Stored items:
- - - - -
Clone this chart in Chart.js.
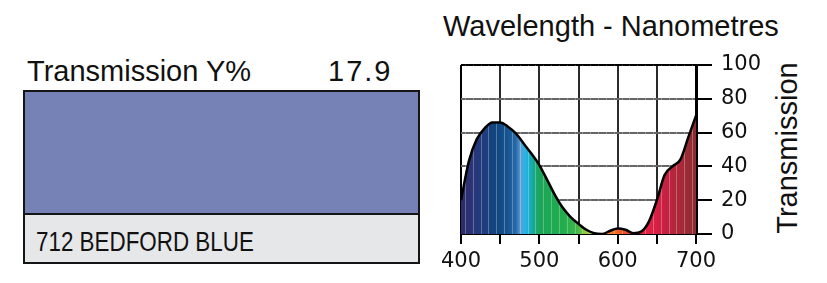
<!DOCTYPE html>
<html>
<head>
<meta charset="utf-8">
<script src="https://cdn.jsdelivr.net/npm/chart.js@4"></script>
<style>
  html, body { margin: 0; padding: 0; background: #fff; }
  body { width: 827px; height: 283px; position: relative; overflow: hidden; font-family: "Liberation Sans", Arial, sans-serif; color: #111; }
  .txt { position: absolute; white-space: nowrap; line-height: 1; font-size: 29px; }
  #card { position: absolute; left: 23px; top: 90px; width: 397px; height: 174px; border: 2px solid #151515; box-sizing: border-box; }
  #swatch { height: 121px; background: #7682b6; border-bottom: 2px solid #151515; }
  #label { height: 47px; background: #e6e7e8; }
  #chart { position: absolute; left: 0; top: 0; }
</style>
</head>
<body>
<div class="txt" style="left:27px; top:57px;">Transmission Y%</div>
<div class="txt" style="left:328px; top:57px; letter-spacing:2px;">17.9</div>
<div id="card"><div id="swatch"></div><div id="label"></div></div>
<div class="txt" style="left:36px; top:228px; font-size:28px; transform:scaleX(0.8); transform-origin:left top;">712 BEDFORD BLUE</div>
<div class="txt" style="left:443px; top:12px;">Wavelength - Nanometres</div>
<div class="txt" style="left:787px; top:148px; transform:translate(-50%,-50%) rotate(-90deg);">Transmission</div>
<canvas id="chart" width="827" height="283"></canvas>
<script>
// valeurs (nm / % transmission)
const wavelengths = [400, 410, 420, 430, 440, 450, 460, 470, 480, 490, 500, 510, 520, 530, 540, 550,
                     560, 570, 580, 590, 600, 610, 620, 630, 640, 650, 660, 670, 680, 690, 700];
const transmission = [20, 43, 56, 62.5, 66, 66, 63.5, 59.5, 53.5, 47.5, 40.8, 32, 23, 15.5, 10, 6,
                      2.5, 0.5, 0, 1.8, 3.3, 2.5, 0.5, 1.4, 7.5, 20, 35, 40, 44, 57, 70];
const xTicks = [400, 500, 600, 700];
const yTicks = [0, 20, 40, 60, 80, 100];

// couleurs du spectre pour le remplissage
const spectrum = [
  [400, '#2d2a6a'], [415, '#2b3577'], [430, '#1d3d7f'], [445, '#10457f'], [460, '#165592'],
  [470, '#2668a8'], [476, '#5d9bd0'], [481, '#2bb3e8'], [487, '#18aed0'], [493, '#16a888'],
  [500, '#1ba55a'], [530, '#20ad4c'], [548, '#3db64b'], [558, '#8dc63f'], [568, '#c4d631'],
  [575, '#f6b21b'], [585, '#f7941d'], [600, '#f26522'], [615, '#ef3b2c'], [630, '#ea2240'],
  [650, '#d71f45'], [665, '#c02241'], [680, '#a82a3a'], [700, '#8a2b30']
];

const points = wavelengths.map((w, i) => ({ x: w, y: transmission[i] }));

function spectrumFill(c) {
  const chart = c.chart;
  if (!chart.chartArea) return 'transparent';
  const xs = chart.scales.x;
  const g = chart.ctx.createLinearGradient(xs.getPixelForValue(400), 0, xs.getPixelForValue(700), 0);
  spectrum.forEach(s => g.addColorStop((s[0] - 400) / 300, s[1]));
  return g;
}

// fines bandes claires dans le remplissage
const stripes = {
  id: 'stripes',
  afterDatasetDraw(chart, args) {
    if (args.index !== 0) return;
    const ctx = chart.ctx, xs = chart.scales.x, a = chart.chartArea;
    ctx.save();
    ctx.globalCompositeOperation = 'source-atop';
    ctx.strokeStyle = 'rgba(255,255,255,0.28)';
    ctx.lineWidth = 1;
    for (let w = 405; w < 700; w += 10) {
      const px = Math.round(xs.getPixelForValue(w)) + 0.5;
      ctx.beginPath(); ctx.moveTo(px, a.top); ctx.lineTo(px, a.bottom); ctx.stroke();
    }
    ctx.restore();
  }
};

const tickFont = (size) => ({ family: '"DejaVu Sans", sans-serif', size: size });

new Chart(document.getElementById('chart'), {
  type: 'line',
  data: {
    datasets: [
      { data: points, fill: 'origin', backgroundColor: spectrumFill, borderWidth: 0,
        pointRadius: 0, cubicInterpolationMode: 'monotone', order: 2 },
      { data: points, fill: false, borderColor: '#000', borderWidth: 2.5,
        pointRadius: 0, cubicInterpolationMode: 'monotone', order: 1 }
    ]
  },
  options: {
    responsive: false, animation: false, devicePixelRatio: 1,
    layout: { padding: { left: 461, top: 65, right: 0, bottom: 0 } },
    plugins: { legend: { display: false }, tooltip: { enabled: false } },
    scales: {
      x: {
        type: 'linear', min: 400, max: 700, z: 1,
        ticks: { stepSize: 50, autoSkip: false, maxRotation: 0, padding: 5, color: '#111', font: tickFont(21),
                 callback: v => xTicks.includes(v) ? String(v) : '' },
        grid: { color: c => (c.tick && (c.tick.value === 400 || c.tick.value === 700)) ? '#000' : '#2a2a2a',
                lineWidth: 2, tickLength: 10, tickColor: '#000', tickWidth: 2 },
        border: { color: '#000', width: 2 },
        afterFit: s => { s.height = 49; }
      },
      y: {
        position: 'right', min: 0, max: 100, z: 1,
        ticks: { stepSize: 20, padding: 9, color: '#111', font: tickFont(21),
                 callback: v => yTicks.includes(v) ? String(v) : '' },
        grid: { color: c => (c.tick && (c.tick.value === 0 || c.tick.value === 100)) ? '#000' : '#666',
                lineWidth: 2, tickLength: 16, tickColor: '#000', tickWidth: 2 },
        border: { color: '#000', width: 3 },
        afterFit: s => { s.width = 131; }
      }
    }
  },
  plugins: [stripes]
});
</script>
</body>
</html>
- - - - -
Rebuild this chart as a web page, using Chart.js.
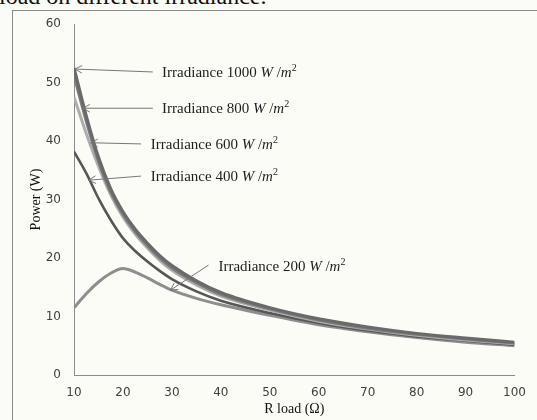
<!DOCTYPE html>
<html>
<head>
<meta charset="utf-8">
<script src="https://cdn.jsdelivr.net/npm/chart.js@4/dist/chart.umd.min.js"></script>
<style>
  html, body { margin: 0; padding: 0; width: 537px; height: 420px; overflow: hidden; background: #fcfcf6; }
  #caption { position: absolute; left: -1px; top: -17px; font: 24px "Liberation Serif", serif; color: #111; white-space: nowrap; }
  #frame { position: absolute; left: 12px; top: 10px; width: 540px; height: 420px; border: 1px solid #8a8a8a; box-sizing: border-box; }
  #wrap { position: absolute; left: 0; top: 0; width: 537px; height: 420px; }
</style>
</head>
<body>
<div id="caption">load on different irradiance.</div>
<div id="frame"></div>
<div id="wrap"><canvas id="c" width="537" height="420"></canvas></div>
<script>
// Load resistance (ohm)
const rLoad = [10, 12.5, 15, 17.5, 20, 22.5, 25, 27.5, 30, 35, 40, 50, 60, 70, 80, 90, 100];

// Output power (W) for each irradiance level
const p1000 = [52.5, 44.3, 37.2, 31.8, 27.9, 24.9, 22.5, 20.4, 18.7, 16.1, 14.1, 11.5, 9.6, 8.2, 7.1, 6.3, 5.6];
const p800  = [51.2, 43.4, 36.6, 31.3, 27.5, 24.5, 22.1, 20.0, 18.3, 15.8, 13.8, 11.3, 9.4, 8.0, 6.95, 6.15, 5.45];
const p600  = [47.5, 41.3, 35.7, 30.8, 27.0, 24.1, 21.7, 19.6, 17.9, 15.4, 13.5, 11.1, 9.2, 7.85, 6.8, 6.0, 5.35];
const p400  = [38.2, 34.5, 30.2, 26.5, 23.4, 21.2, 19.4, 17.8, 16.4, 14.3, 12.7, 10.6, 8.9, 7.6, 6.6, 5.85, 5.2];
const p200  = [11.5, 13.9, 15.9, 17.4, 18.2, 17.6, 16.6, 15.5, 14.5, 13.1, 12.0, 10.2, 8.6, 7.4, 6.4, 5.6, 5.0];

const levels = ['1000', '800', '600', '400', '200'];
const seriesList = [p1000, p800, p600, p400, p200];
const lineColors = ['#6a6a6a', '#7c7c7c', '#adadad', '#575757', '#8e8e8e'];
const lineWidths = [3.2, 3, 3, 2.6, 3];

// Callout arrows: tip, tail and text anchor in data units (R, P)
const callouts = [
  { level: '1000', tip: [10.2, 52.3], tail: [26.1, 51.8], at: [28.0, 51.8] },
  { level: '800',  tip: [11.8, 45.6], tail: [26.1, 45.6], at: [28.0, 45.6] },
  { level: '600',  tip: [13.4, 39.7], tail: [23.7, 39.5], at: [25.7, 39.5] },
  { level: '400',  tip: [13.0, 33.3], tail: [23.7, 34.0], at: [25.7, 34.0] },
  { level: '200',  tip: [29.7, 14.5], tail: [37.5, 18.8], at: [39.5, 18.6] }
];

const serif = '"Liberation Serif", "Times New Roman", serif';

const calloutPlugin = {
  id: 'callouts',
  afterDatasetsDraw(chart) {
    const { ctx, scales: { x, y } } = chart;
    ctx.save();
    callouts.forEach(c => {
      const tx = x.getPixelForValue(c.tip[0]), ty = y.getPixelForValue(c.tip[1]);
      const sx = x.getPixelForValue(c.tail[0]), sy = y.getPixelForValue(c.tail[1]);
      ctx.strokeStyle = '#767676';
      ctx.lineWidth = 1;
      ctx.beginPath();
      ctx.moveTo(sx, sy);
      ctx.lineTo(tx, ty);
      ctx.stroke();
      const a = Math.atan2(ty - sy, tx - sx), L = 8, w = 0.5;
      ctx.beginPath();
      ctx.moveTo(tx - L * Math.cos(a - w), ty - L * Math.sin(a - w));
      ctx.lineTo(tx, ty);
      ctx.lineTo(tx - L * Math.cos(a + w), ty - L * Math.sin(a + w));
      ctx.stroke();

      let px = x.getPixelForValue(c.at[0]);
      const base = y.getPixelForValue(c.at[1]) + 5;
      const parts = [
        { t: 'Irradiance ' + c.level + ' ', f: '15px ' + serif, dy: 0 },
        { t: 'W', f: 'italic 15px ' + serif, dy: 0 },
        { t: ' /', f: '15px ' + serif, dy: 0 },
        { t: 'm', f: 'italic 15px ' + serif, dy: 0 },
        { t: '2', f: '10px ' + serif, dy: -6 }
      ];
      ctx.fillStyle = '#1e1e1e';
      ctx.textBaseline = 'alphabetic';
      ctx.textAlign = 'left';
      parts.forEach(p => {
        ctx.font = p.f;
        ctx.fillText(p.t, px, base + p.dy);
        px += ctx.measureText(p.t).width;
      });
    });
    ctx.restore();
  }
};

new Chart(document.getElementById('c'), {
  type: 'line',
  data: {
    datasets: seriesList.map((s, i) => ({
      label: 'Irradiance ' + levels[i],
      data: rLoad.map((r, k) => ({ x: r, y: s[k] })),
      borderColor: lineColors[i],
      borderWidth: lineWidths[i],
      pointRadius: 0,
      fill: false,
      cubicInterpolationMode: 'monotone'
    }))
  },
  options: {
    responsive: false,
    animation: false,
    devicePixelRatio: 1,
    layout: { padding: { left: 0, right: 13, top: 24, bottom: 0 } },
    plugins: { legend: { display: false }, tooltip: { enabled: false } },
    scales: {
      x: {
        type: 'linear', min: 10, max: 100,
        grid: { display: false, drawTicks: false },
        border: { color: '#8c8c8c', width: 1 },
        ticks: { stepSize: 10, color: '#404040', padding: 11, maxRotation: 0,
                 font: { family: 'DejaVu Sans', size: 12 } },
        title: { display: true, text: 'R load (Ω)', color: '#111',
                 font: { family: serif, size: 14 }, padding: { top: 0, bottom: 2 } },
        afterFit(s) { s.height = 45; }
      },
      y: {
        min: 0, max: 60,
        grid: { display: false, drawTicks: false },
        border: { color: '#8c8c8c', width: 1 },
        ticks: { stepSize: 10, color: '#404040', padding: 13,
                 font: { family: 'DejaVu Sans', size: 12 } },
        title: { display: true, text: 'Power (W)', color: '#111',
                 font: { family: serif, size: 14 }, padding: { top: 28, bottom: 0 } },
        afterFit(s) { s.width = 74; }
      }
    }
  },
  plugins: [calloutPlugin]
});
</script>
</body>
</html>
- - - - -
* _TASK PROMPT_: Repeat exactly, and only, the lines between the line holding "Rebuild this chart" and the line holding "6.4, 5.6, 5.0];", inclusive, leaving pictures out.

* _RESPONSE_:
Rebuild this chart as a web page, using Chart.js.
<!DOCTYPE html>
<html>
<head>
<meta charset="utf-8">
<script src="https://cdn.jsdelivr.net/npm/chart.js@4/dist/chart.umd.min.js"></script>
<style>
  html, body { margin: 0; padding: 0; width: 537px; height: 420px; overflow: hidden; background: #fcfcf6; }
  #caption { position: absolute; left: -1px; top: -17px; font: 24px "Liberation Serif", serif; color: #111; white-space: nowrap; }
  #frame { position: absolute; left: 12px; top: 10px; width: 540px; height: 420px; border: 1px solid #8a8a8a; box-sizing: border-box; }
  #wrap { position: absolute; left: 0; top: 0; width: 537px; height: 420px; }
</style>
</head>
<body>
<div id="caption">load on different irradiance.</div>
<div id="frame"></div>
<div id="wrap"><canvas id="c" width="537" height="420"></canvas></div>
<script>
// Load resistance (ohm)
const rLoad = [10, 12.5, 15, 17.5, 20, 22.5, 25, 27.5, 30, 35, 40, 50, 60, 70, 80, 90, 100];

// Output power (W) for each irradiance level
const p1000 = [52.5, 44.3, 37.2, 31.8, 27.9, 24.9, 22.5, 20.4, 18.7, 16.1, 14.1, 11.5, 9.6, 8.2, 7.1, 6.3, 5.6];
const p800  = [51.2, 43.4, 36.6, 31.3, 27.5, 24.5, 22.1, 20.0, 18.3, 15.8, 13.8, 11.3, 9.4, 8.0, 6.95, 6.15, 5.45];
const p600  = [47.5, 41.3, 35.7, 30.8, 27.0, 24.1, 21.7, 19.6, 17.9, 15.4, 13.5, 11.1, 9.2, 7.85, 6.8, 6.0, 5.35];
const p400  = [38.2, 34.5, 30.2, 26.5, 23.4, 21.2, 19.4, 17.8, 16.4, 14.3, 12.7, 10.6, 8.9, 7.6, 6.6, 5.85, 5.2];
const p200  = [11.5, 13.9, 15.9, 17.4, 18.2, 17.6, 16.6, 15.5, 14.5, 13.1, 12.0, 10.2, 8.6, 7.4, 6.4, 5.6, 5.0];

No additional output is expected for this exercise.